The Story of Ferdinand
was written in 1936 by Munro Leaf and illustrated by Robert Lawson. It is a story that I had read many times to my children when they were quite young and one that continues to touch my heart to this day. Ferdinand marches to the beat of a different drummer. He has no interest in fighting and is not swayed by the peer pressure of seeing his contemporaries constantly pawing the ground and butting their heads together. He’s a loner who is happiest when he is sitting under his favorite cork tree and smelling flowers “just quietly.” Even when he was taunted and provoked by the bull fighters while he was in the bull ring in Madrid, he did not fight. Given his pacifism, which is seriously challenged, Ferdinand maintains his integrity.
C. S. Lewis, in his essay, “On Three Ways of Writing for Children” (
On Stories and Other Essays on Literature
, pp. 31-43), says that ideally the children’s story “is simply the right form for what the author has to say, then of course readers who want to hear that will read the story or re-read it, at any age.” With this in mind, I believe
The Story of Ferdinand
fits Lewis’s criteria. In very simple language, with some repetitive phrasing, Munro’s book serves as a kind of meditation: “He liked to sit just quietly and smell the flowers” is repeated several times throughout the story.

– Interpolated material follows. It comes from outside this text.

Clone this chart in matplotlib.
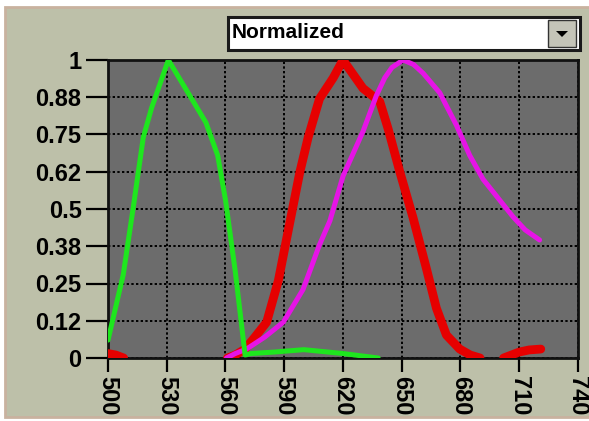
import numpy as np
import matplotlib
matplotlib.use("Agg")
import matplotlib.pyplot as plt
from matplotlib.patches import Rectangle, Polygon

# wavelength (nm) vs normalized response
green_x = [500, 507.8, 513, 518, 522.3, 530.8, 541.8, 550, 556, 560, 565, 570,
           573, 585, 600, 620, 638]
green_y = [0.06, 0.28, 0.51, 0.74, 0.84, 1.0, 0.88, 0.79, 0.68, 0.53, 0.29, 0.01,
           0.015, 0.02, 0.028, 0.015, 0.0]

red_x = [500, 504, 508, np.nan, 561, 565, 570, 575, 581, 587, 593, 598, 602.2,
         608, 615, 620, 630.2, 638.8, 643, 649, 655.8, 662.6, 667.7, 672.8,
         679.6, 685, 690, np.nan, 702, 706, 710, 715, 721]
red_y = [0.015, 0.01, 0.0, np.nan, 0.0, 0.01, 0.03, 0.07, 0.12, 0.26, 0.46, 0.625,
         0.74, 0.87, 0.94, 1.0, 0.905, 0.86, 0.77, 0.625, 0.47, 0.30, 0.167, 0.077,
         0.03, 0.01, 0.0, np.nan, 0.0, 0.01, 0.02, 0.027, 0.03]

magenta_x = [560.5, 565, 570.7, 580, 589.5, 599.6, 608, 613.3, 620, 630.2, 637,
             641.3, 645, 650.7, 656, 661, 669.4, 678, 684.7, 691.5, 700, 706.8,
             713, 720.4]
magenta_y = [0.0, 0.015, 0.03, 0.07, 0.12, 0.23, 0.38, 0.46, 0.61, 0.76, 0.88,
             0.94, 0.975, 1.0, 0.985, 0.955, 0.89, 0.78, 0.68, 0.60, 0.53,
             0.474, 0.43, 0.396]

x_ticks = [500, 530, 560, 590, 620, 650, 680, 710, 740]
y_ticks = [0, 0.125, 0.25, 0.375, 0.5, 0.625, 0.75, 0.875, 1]
y_labels = ["0", "0.12", "0.25", "0.38", "0.5", "0.62", "0.75", "0.88", "1"]
mode_label = "Normalized"

W, H = 589, 421
plt.rcParams["font.family"] = ["Liberation Sans", "DejaVu Sans"]

fig = plt.figure(figsize=(W / 100, H / 100), dpi=100, facecolor="white")

# window panel (behind the axes)
fig.add_artist(Rectangle((5 / W, 1 - 417 / H), 590 / W, 410 / H,
                         transform=fig.transFigure, facecolor="#bdc0a9",
                         edgecolor="#c9b29f", linewidth=2, zorder=-5))

# dropdown box
fig.add_artist(Rectangle((228 / W, 1 - 50 / H), 352 / W, 33 / H,
                         transform=fig.transFigure, facecolor="white",
                         edgecolor="#1a1a1a", linewidth=2.2))
fig.add_artist(Rectangle((548 / W, 1 - 47 / H), 28 / W, 27 / H,
                         transform=fig.transFigure, facecolor="#c4c4b8",
                         edgecolor="#333333", linewidth=1))
fig.add_artist(Polygon([(556 / W, 1 - 31 / H), (568 / W, 1 - 31 / H),
                        (562 / W, 1 - 37 / H)], closed=True,
                       transform=fig.transFigure, facecolor="black"))
fig.text(232 / W, 1 - 33 / H, mode_label, fontsize=15, fontweight="bold",
         va="center", ha="left", color="black")

ax = fig.add_axes([108 / W, 1 - 358 / H, 470 / W, 298 / H])
ax.set_facecolor("#6c6c6c")

ax.plot(red_x, red_y, color="#e60000", linewidth=6.3, solid_capstyle="round",
        solid_joinstyle="round", zorder=3)
ax.plot(magenta_x, magenta_y, color="#e614e6", linewidth=3.6, solid_capstyle="round",
        solid_joinstyle="round", zorder=4)
ax.plot(green_x, green_y, color="#1ee61e", linewidth=3.6, solid_capstyle="round",
        solid_joinstyle="round", zorder=5)

ax.set_xlim(500, 740)
ax.set_ylim(0, 1)
ax.set_xticks(x_ticks)
ax.set_xticklabels([str(v) for v in x_ticks], rotation=270, fontsize=17,
                   fontweight="bold")
ax.set_yticks(y_ticks)
ax.set_yticklabels(y_labels, fontsize=17, fontweight="bold")
ax.tick_params(axis="y", length=16, width=1.6, pad=3, color="black")
ax.tick_params(axis="x", length=10, width=1.6, pad=3, color="black")

ax.grid(True, color="black", linestyle=(0, (1.2, 1.2)), linewidth=1.4)
ax.set_axisbelow(True)
for s in ax.spines.values():
    s.set_linewidth(2)
    s.set_color("#111111")

fig.savefig("out.png", dpi=100, facecolor=fig.get_facecolor())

Its message of pacifism is as important for young readers as it is for teenagers and adults. Most of us are faced with provocations in our lives, be they small or large: peer pressure, competition, economic concerns, relationship problems, etc. Ferdinand offers us the zen of sitting quietly as opposed to butting heads.
Reading and Discussion
From the civil disobedience of typing cows to the civil unrest of Native Americans desperately trying to resurrect their culture in the Ghost Dance, students have been introduced to ideas about the sanctity of all life and the price that we pay when we loose our reverence for it. Standing up for one’s belief in the face of great opposition requires great strength and integrity. History has given us a few stellar examples, among them, Mohandas Karamchand Gandhi, the Mahatma (great soul) of India and Martin Luther King. The fictional character of Ferdinand also fits this mold with regard to his zen-like approach of simply sitting down. After sharing in an oral reading of
The Story of Ferdinand
by Munro Leaf, students will discuss the story in relation to the kind of conflicts that they come up against in their lives and will be asked if “sitting just quietly” might be a way to resolve them.

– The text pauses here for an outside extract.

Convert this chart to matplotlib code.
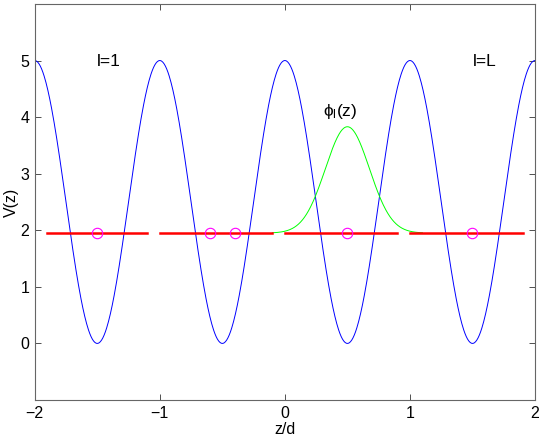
import numpy as np
import matplotlib
matplotlib.use("Agg")
import matplotlib.pyplot as plt

plt.rcParams['font.family'] = ['Liberation Sans', 'DejaVu Sans']

# Potential parameters: V(z) = V0/2 * (1 + cos(2*pi*z/d))
V0 = 5.0
d = 1.0
z_range = [-2.0, 2.0]

# Red energy-level segments (start, end) at level E
E = 1.95
seg_starts = [-1.9, -1.0, 0.0, 1.0]
seg_ends = [-1.1, -0.1, 0.9, 1.9]

# Magenta circles
circle_z = [-1.5, -0.6, -0.4, 0.5, 1.5]

# Green Wannier-like function parameters
phi_center = 0.5
phi_height = 1.88
phi_sigma = 0.176
phi_range = [-0.1, 1.1]

# Labels
labels = ["l=1", "l=L", r"$\mathregular{\phi_l(z)}$"]
label_x = [-1.41, 1.6, 0.44]
label_y = [4.98, 4.98, 4.1]

fig = plt.figure(figsize=(5.45, 4.41), dpi=100)
ax = fig.add_axes([0.0637, 0.093, 0.918, 0.898])

z = np.linspace(z_range[0], z_range[1], 801)
V = V0 / 2 * (1 + np.cos(2 * np.pi * z / d))
ax.plot(z, V, color='#0000ff', lw=0.7)

zg = np.linspace(phi_range[0], phi_range[1], 300)
phi = E + phi_height * np.exp(-0.5 * ((zg - phi_center) / phi_sigma) ** 2)
ax.plot(zg, phi, color='#00ff00', lw=0.7)

for s, e in zip(seg_starts, seg_ends):
    ax.plot([s, e], [E, E], color='#ff0000', lw=1.8)

ax.plot(circle_z, [E] * len(circle_z), 'o', mfc='none', mec='#ff00ff',
        ms=7.5, mew=0.8)

for t, x, y in zip(labels, label_x, label_y):
    ax.text(x, y, t, ha='center', va='center', fontsize=12.5)

ax.set_xlim(-2, 2)
ax.set_ylim(-1, 6)
ax.set_xticks([-2, -1, 0, 1, 2])
ax.set_yticks([0, 1, 2, 3, 4, 5])
ax.set_xticklabels(['\u22122', '\u22121', '0', '1', '2'])
ax.set_xlabel('z/d', fontsize=11.5, labelpad=1)
ax.set_ylabel('V(z)', fontsize=11.5, labelpad=1)
ax.tick_params(direction='in', top=True, right=True, labelsize=11.5,
               length=4, width=0.6, colors='#333333', labelcolor='black',
               pad=4)
for sp in ax.spines.values():
    sp.set_color('#666666')
    sp.set_linewidth(0.8)

fig.savefig('out.png', dpi=100)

LESSON SEVEN: Animal Short Stories
In this last lesson of the unit, students will be instructed to review the information that we have covered as well as their journals and writing assignments. We will review some of the situations in the stories we have read: cows demanding electric blankets, a hunter becoming prey, the Blackfeet tribe in need of food, etc. Students will be asked to brainstorm for new situations that appeal to them in which an animal is a key character. Once they do, they can begin writing. Knowing exactly where the story will wind up is not important at this stage in the writing, but description about the setting and dialogue from the characters are. As students create the world of their stories and let their characters speak, they may find some interesting ideas unfolding. How their characters will solve problems or meet challenges -- or not -- should become an exercise in self-discovery.

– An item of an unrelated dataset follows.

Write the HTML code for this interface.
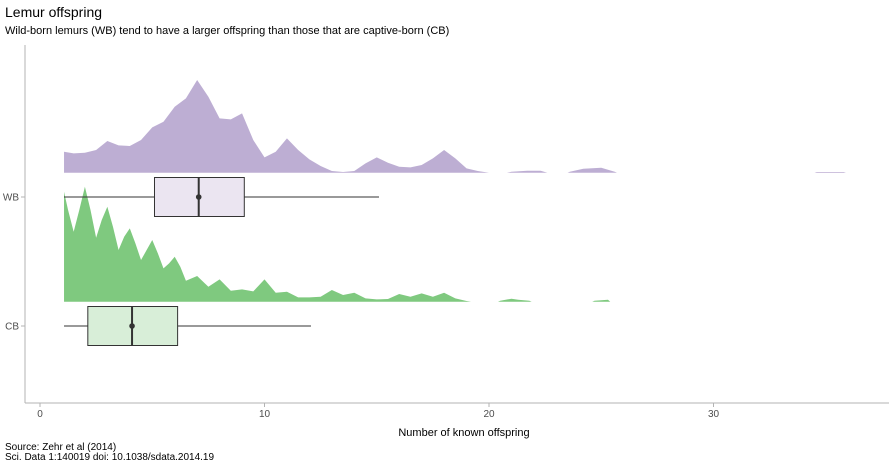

After they have written their first drafts, students will peer-edit for content, spelling, and grammar. With respect to content, they will refer to the writing pedagogy that we have covered in the unit: plot (especially plot twists and irony), theme, and personification. In their second drafts, students should make revisions and fine-tune their stories to make sure that their themes are discernable. What are they really trying to say to readers? Why are their stories important? As readers, we don’t want to be hit over the head with theme, but a good story will usually make us want to ponder a bit, which can result in a knowing smile or even an “Ah ha!” Those are the moments that acknowledge the writer’s integrity.
Students will continue to write, edit, and revise their stories until they are satisfied that they are done. We will present the finished stories in class and discuss their merit with respect to descriptions, characterizations, and themes, i.e.,
Are we transported to the author’s world? Are we sympathetic to the protagonist? Are the complications presented challenging? Did we discover something about our world and ourselves?
Final stories will be included in a class anthology of animal stories, which we will produce as a culminating activity for the unit.